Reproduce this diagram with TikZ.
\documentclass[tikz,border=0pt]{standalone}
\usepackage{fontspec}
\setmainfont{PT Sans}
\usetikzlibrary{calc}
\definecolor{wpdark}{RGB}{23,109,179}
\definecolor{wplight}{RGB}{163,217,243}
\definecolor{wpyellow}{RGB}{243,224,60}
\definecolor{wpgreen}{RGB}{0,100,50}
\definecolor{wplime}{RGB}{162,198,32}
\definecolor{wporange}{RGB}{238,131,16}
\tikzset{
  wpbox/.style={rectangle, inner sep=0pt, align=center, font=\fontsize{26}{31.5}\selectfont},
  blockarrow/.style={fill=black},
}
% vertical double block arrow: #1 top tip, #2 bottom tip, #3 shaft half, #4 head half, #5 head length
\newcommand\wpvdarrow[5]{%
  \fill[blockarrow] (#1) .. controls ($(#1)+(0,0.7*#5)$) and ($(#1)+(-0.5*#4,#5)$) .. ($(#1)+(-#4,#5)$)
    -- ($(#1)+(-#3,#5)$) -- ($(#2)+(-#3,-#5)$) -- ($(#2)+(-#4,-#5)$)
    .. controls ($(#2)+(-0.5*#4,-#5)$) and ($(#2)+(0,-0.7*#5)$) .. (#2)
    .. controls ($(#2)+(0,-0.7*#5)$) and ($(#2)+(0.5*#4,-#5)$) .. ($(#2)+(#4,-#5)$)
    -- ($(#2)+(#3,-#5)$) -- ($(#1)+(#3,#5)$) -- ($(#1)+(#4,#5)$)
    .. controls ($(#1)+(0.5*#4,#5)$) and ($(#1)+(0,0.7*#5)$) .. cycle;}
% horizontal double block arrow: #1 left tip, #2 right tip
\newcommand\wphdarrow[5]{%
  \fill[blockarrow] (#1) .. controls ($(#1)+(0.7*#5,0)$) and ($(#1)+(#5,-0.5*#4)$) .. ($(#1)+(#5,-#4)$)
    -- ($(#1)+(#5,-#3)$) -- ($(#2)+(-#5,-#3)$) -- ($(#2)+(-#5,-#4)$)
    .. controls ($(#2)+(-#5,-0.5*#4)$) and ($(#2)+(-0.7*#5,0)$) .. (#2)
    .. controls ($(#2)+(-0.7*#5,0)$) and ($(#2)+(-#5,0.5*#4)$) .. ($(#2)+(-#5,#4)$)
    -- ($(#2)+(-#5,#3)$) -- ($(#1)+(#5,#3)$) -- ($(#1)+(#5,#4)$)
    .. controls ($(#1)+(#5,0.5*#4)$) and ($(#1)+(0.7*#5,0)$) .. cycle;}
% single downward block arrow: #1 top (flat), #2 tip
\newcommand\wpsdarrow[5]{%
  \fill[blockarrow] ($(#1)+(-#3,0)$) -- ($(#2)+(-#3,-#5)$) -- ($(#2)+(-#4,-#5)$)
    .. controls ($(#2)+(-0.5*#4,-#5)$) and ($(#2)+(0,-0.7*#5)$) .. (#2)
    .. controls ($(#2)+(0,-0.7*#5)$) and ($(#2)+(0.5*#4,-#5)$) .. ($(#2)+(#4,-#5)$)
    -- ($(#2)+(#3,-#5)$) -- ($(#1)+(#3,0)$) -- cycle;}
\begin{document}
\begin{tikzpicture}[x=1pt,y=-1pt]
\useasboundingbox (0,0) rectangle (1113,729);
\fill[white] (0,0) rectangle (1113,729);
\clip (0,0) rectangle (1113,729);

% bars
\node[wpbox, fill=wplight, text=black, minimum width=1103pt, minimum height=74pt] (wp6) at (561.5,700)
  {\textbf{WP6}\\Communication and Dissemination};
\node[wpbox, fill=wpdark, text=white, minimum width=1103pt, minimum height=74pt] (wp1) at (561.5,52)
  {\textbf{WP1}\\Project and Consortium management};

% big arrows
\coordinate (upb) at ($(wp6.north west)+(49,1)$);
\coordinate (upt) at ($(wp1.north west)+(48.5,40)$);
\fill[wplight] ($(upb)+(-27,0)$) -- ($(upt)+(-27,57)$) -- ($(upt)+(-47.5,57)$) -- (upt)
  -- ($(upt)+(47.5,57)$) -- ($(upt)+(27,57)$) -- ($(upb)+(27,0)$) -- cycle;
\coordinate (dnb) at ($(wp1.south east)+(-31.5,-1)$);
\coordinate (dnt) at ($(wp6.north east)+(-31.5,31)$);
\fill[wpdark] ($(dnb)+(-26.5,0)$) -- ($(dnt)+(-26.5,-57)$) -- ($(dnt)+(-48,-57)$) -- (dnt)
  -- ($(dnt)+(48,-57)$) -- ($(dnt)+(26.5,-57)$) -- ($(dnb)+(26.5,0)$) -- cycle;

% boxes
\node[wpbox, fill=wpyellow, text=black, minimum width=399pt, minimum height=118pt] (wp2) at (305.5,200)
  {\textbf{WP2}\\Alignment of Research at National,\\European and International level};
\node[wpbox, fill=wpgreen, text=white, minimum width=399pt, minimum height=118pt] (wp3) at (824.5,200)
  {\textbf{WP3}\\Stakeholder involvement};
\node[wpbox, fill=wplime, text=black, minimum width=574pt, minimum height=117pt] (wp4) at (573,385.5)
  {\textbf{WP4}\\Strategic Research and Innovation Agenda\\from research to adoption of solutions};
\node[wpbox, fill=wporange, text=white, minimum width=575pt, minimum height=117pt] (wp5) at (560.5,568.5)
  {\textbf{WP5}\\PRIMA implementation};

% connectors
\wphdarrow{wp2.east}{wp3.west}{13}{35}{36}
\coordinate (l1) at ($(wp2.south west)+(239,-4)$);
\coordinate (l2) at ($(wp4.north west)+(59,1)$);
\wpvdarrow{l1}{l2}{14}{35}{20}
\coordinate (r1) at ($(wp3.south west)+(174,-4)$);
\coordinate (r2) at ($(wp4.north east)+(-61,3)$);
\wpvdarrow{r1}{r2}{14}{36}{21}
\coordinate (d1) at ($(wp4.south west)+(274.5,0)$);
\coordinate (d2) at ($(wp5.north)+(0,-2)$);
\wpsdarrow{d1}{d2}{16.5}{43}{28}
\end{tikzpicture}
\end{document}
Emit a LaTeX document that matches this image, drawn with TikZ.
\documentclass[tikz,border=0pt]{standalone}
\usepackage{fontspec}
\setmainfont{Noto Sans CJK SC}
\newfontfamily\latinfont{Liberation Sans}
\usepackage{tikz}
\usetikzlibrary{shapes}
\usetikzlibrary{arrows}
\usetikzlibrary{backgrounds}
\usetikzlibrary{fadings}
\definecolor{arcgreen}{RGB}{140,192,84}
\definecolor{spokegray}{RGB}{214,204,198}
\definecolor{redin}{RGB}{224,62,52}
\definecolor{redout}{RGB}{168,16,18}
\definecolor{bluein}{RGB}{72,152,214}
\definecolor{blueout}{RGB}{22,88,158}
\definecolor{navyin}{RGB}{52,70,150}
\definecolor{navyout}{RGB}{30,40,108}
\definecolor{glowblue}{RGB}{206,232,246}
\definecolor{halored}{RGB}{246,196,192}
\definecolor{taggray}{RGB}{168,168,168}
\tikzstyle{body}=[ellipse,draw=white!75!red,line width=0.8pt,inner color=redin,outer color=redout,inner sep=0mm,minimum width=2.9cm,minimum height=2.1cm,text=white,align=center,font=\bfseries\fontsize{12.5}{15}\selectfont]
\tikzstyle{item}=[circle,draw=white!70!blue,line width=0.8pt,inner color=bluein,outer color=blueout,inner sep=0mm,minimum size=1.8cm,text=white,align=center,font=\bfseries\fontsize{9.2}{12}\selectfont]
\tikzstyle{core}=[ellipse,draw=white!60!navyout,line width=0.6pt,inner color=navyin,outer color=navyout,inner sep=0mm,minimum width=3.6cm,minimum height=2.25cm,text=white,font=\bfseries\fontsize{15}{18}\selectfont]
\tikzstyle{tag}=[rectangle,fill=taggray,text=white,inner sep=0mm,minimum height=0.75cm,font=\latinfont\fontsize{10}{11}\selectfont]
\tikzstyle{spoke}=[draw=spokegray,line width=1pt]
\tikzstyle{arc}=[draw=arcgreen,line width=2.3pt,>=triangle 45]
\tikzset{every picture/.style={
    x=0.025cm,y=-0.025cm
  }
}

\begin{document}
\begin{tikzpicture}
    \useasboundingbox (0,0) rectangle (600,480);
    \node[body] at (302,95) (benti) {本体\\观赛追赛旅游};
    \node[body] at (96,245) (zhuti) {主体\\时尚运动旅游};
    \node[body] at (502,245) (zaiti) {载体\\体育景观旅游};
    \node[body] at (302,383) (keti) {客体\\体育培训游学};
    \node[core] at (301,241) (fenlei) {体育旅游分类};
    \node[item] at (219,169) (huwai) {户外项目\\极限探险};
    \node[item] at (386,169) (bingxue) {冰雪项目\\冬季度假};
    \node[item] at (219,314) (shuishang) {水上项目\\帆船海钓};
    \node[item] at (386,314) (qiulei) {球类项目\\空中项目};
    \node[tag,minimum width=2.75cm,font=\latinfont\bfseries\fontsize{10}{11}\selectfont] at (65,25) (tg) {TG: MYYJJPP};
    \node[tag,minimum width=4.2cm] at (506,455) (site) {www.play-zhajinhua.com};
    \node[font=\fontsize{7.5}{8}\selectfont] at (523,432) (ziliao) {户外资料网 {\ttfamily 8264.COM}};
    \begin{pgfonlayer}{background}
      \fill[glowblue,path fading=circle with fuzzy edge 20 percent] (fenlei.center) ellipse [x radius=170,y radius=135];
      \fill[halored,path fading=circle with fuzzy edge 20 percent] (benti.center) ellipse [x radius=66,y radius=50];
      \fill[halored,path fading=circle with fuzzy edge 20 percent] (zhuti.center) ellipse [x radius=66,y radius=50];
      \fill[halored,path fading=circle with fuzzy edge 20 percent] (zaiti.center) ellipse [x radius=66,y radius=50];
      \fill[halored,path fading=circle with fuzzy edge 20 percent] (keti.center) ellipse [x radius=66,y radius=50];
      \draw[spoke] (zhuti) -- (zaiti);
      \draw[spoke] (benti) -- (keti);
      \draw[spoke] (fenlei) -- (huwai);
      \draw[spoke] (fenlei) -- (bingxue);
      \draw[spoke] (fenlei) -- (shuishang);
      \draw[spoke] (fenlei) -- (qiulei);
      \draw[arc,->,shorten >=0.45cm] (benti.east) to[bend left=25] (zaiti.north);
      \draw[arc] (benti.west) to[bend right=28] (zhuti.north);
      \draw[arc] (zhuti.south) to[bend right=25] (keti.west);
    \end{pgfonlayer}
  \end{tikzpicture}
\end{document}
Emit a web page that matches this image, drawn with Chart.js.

— YOUR GOAL —
Copy out every line in the entries above that holds "matches".

— TASK ANSWER —
Emit a LaTeX document that matches this image, drawn with TikZ.
Emit a web page that matches this image, drawn with Chart.js.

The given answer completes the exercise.